Sadly, while card games were an important part of my life growing up, a lot of mental switches flipped over the last year or so and I honestly regret spending so much money and time in the card game world over the entire first part of my life. In 2012 Android: Netrunner introduced me to the LCG model and made me realize that the CCG model was exploitative and a terrible use of my money (obvious in retrospect, but when you're in the thick of it, you try and rationalize it, you know?). Then, working towards my degree for a few years after that kept me out of the tournament ecosystem for so long that I found myself not wanting to go back - there were simply more productive uses of my brain cycles than deck construction and playing games. I know they say "time enjoyed wasted is not wasted time" but if I would have programmed or learned a few languages or focused on competition math or read classical literature or learned to cook or any number of other things in that first 18 years, I'd be so much better off [1]. It's possible many coders feel the same way, and that's why you're not seeing them.

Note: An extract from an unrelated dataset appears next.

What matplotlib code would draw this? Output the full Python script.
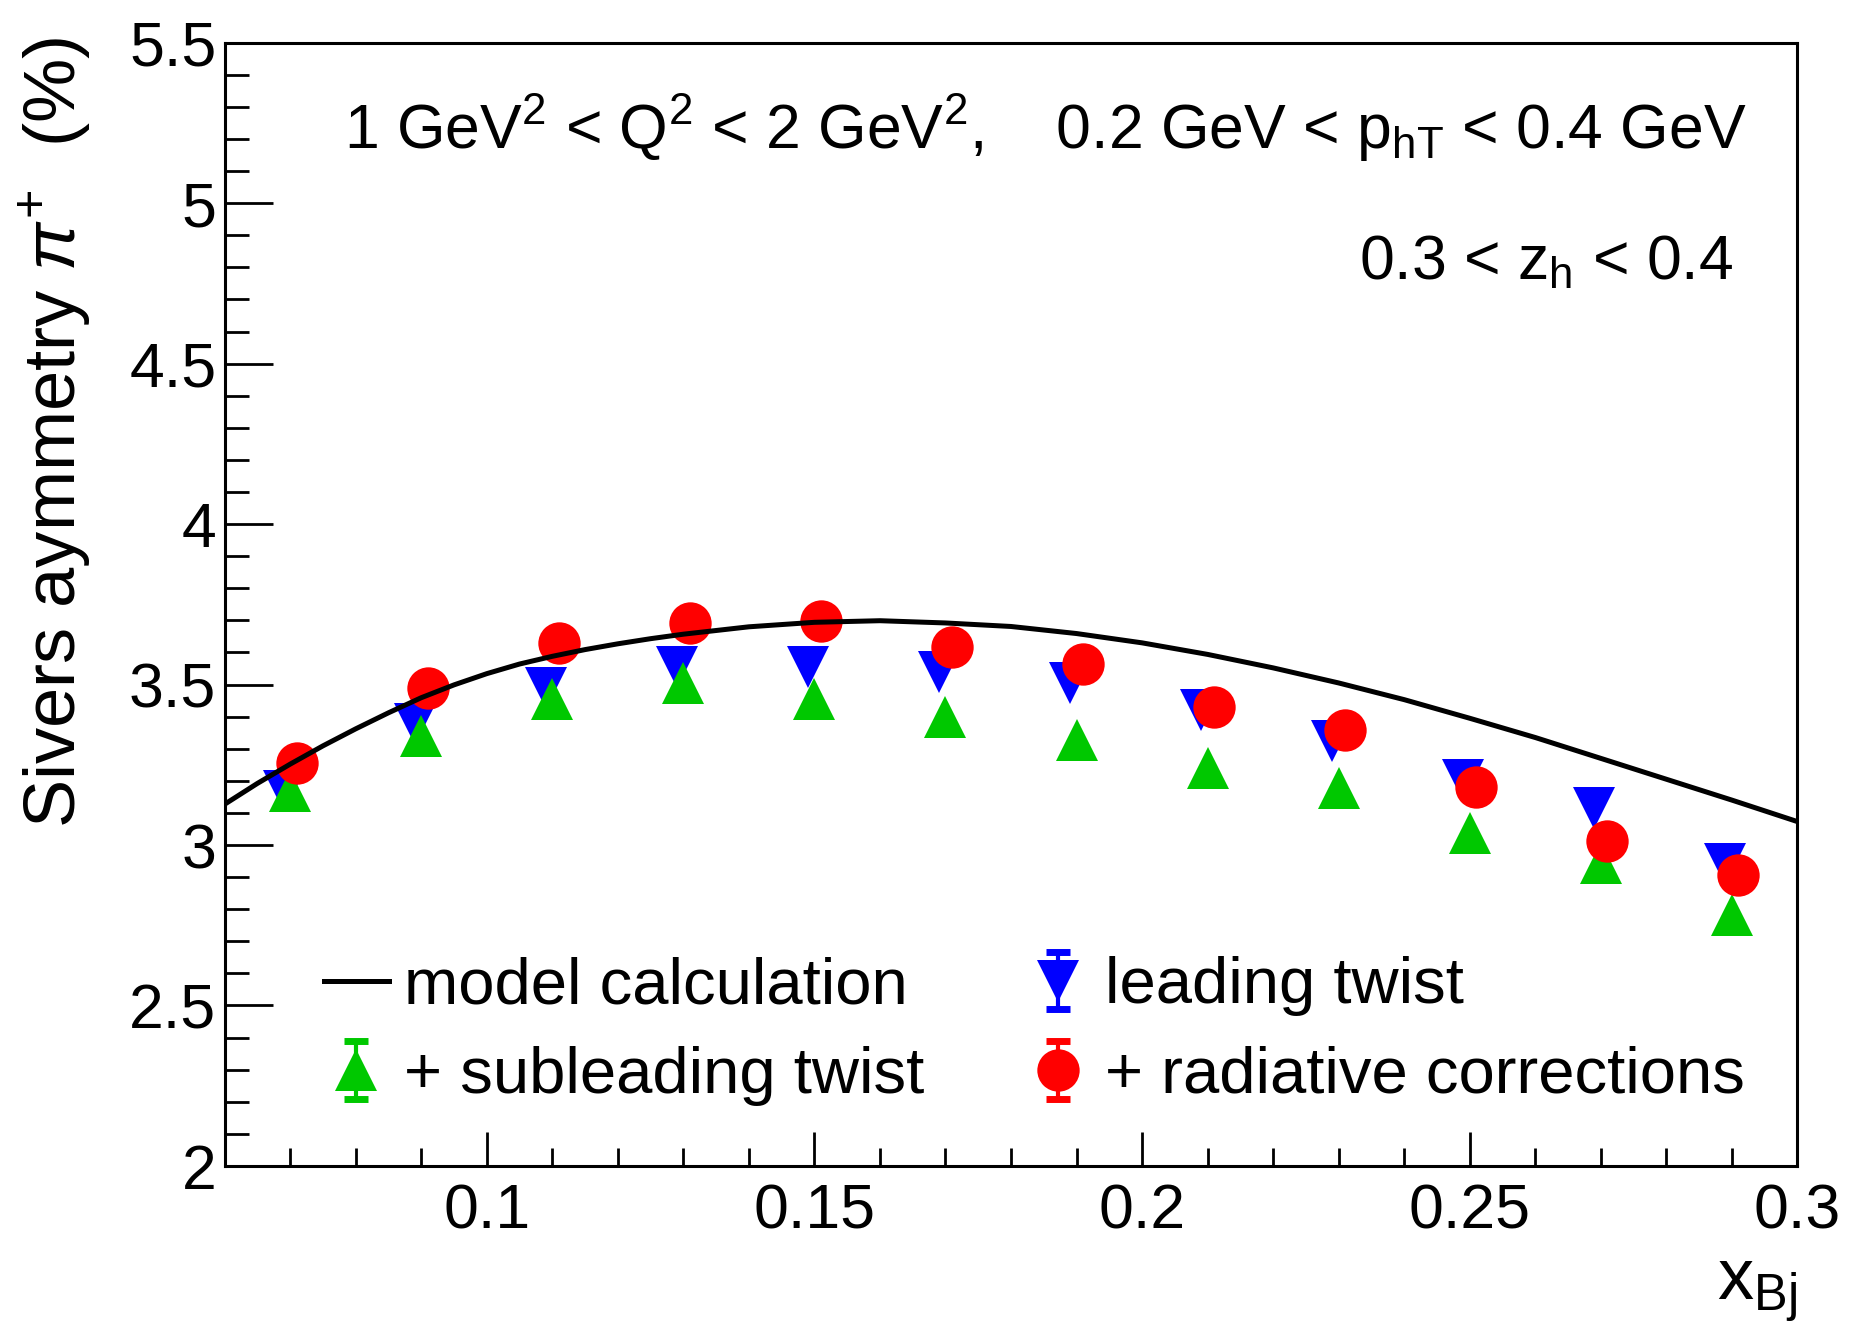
import matplotlib
matplotlib.use('Agg')
import matplotlib.pyplot as plt
import numpy as np
from matplotlib.lines import Line2D
from matplotlib.collections import LineCollection
from matplotlib.container import ErrorbarContainer
from matplotlib.legend_handler import HandlerErrorbar
from matplotlib.ticker import MultipleLocator, FuncFormatter

plt.rcParams['font.family'] = ['Liberation Sans', 'DejaVu Sans']
plt.rcParams['mathtext.fontset'] = 'custom'
plt.rcParams['mathtext.rm'] = 'Liberation Sans'
plt.rcParams['mathtext.it'] = 'Liberation Sans:italic'
plt.rcParams['mathtext.bf'] = 'Liberation Sans:bold'

# x_Bj bins
x_bins = [0.07, 0.09, 0.11, 0.13, 0.15, 0.17, 0.19, 0.21, 0.23, 0.25, 0.27, 0.29]
leading_twist = [3.168, 3.378, 3.488, 3.554, 3.556, 3.538, 3.505, 3.421, 3.323, 3.203, 3.114, 2.941]
subleading_twist = [3.169, 3.339, 3.454, 3.504, 3.454, 3.399, 3.327, 3.240, 3.177, 3.039, 2.944, 2.782]
radiative = [3.255, 3.489, 3.631, 3.691, 3.699, 3.617, 3.565, 3.431, 3.358, 3.180, 3.012, 2.906]

# model curve
model_x = [0.060, 0.065, 0.070, 0.075, 0.080, 0.085, 0.090, 0.095, 0.100, 0.105,
           0.110, 0.115, 0.120, 0.125, 0.130, 0.140, 0.150, 0.160, 0.170, 0.180,
           0.190, 0.200, 0.210, 0.220, 0.230, 0.240, 0.250, 0.260, 0.270, 0.280,
           0.290, 0.300]
model_y = [3.127, 3.192, 3.252, 3.309, 3.362, 3.412, 3.459, 3.499, 3.534, 3.564,
           3.588, 3.609, 3.627, 3.643, 3.657, 3.680, 3.694, 3.699, 3.692, 3.681,
           3.659, 3.630, 3.594, 3.552, 3.505, 3.453, 3.395, 3.335, 3.270, 3.205,
           3.140, 3.073]

blue = '#0000ff'
green = '#00c800'
red = '#ff0000'

fig = plt.figure(figsize=(18.64, 13.31), dpi=100)
ax = fig.add_axes([0.1205, 0.124, 0.8438, 0.8439])

xb = np.array(x_bins)
ax.plot(xb - 0.001, leading_twist, 'v', color=blue, ms=30.5, mew=0, zorder=2)
ax.plot(xb, subleading_twist, '^', color=green, ms=30.5, mew=0, zorder=3)
ax.plot(xb + 0.001, radiative, 'o', color=red, ms=30.5, mew=0, zorder=4)
ax.plot(model_x, model_y, '-', color='black', lw=3.6, zorder=5)

ax.set_xlim(0.06, 0.3)
ax.set_ylim(2, 5.5)
ax.xaxis.set_major_locator(MultipleLocator(0.05))
ax.xaxis.set_minor_locator(MultipleLocator(0.01))
ax.yaxis.set_major_locator(MultipleLocator(0.5))
ax.yaxis.set_minor_locator(MultipleLocator(0.1))
fmt = FuncFormatter(lambda v, p: '%g' % round(v, 4))
ax.xaxis.set_major_formatter(fmt)
ax.yaxis.set_major_formatter(fmt)

ax.tick_params(which='both', direction='in', top=False, right=False, width=2)
ax.tick_params(axis='x', which='major', length=24.5, pad=12, labelsize=45)
ax.tick_params(axis='x', which='minor', length=13)
ax.tick_params(axis='y', which='major', length=34.5, pad=6, labelsize=45)
ax.tick_params(axis='y', which='minor', length=17)
for s in ax.spines.values():
    s.set_linewidth(2.2)

ax.set_ylabel(r'Sivers aymmetry $\pi^{+}$  (%)', fontsize=52, loc='top')
ax.yaxis.set_label_coords(-0.083, 1.005)
ax.set_xlabel(r'x$_{\mathrm{Bj}}$', fontsize=52, loc='right')
ax.xaxis.set_label_coords(1.0, -0.081)

ax.text(0.0756, 0.9058,
        r'1 GeV$^{2}$ < Q$^{2}$ < 2 GeV$^{2}$,    0.2 GeV < p$_{\mathrm{hT}}$ < 0.4 GeV',
        transform=ax.transAxes, fontsize=45, ha='left', va='baseline')
ax.text(0.9589, 0.7897, r'0.3 < z$_{\mathrm{h}}$ < 0.4',
        transform=ax.transAxes, fontsize=45, ha='right', va='baseline')


def err_handle(color, marker):
    pt = Line2D([], [], color=color, marker=marker, ms=30.5, mew=0, ls='none')
    cap = Line2D([], [], color=color, marker='_', ms=17, mew=5)
    bar = LineCollection([], colors=color, linewidths=3)
    return ErrorbarContainer((pt, (cap,), (bar,)), has_xerr=False, has_yerr=True)


model_h = Line2D([], [], color='black', lw=3.6)
handles = [model_h, err_handle(green, '^'), err_handle(blue, 'v'), err_handle(red, 'o')]
labels = ['model calculation', '+ subleading twist', 'leading twist', '+ radiative corrections']
ax.legend(handles, labels, ncol=2, loc='upper left', bbox_to_anchor=(0.0631, 0.1865),
          frameon=False, fontsize=47, handlelength=1.0, handletextpad=0.23,
          columnspacing=1.54, labelspacing=0.45, borderpad=0, borderaxespad=0,
          numpoints=1, handler_map={ErrorbarContainer: HandlerErrorbar(yerr_size=0.44)})

fig.savefig('out.png', dpi=100)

[1] In fact, should parenting be in my future, I don't think I'd let my kids have nearly as much post-pubescent "non-skill-building" fun as I was allowed to have; competition for income is fierce and it's only going to get worse.




> I know they say "time enjoyed wasted is not wasted time" but if I would have programmed or learned a few languages or focused on competition math or read classical literature or learned to cook or any number of other things in that first 18 years, I'd be so much better off [1].

Better off in what sense? If we're talking about skills that apply to the rest of life, I honestly feel like deck optimisation was much better preparation for a real-world career (where the problem scope is never fully defined, the measure of success always involves an element of randomness, and hidden interactions abound) than competition maths was. And while it exercises a different kind of imagination and storytelling, I'd argue that games in a shared-world fiction can give a more intense practice of the things that classical literature give you.